◆ BRIEF
Extract every line of the material that holds the string "this".

◆ RECORDS TO USE
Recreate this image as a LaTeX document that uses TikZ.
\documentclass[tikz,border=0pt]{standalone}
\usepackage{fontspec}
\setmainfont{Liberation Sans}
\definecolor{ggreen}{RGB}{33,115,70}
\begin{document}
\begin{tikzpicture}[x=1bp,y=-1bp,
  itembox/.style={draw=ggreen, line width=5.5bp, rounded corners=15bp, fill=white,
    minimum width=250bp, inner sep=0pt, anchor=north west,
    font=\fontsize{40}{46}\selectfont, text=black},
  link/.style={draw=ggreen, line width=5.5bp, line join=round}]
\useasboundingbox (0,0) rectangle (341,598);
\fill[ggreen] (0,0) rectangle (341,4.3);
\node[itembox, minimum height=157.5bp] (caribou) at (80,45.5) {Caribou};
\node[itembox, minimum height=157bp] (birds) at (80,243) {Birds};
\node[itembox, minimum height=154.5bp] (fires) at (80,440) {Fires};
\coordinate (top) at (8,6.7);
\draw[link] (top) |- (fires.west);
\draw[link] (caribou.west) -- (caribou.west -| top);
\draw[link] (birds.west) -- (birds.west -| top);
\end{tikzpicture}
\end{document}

==

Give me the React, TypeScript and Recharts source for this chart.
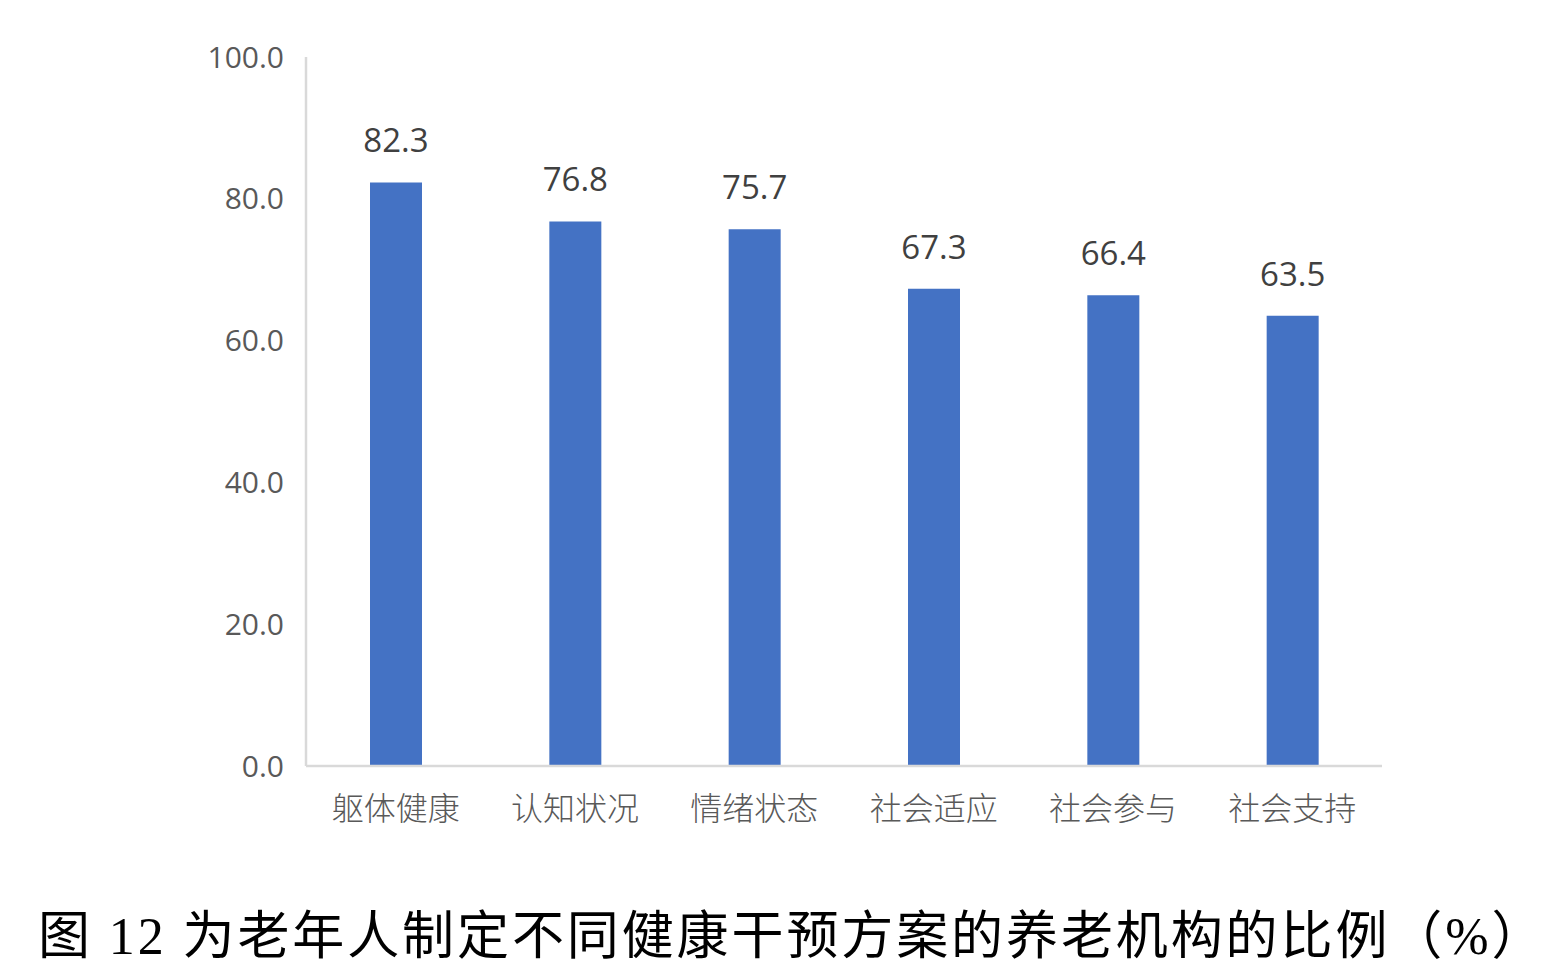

◆ EXERCISE ANSWER
Recreate this image as a LaTeX document that uses TikZ.
Give me the React, TypeScript and Recharts source for this chart.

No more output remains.